Ecrire, à la fois pour prendre de la distance et mieux appréhender ce qui nous arrive, mais aussi pour transmettre infos et analyses, pour ne pas rester seul. Le capitalisme et l’industrie peuvent bien ralentir; il n’en est pas question pour la révolte. La seule guerre à laquelle il est souhaitable de répondre est la guerre sociale, et non celle des généraux en uniforme ou en costume cravate. Après tout, la lutte et l’entraide ont bien des vertus thérapeutiques.
La crise dans laquelle nous sommes plongés a de multiples facettes.
C’est d’abord celle d’un monde absurde, cynique, inégalitaire et liberticide. Et par la même occasion ravageur pour tout ce qu’il y a de vivant. Elle crée une situation nouvelle, où peut-être risquer sa vie deviendra une réalité perceptible y compris sous nos latitudes. Peut-on seulement affirmer qu’on préfère continuer à vivre et à lutter au risque de sa santé plutôt que de s’isoler à ne rien faire pour peut-être y passer quand même ? Y avait-il une vie avant la mort?

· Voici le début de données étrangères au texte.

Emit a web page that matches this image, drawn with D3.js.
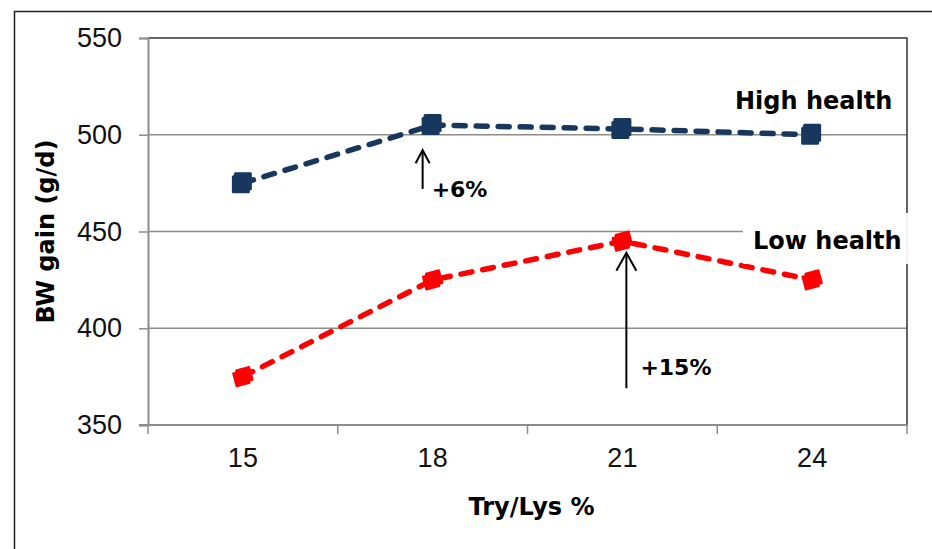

Face à nous-mêmes, de nouvelles possibilités et de nouvelles déterminations peuvent se faire jour. Beaucoup remettent déjà en question le monde dans lequel cette épidémie a vu le jour. Certains et certaines en profitent pour fourbir leurs armes. Ce journal clôt une séquence, celle de l’appréhension d’une nouvelle situation. Place désormais à l’action. Sans attendre.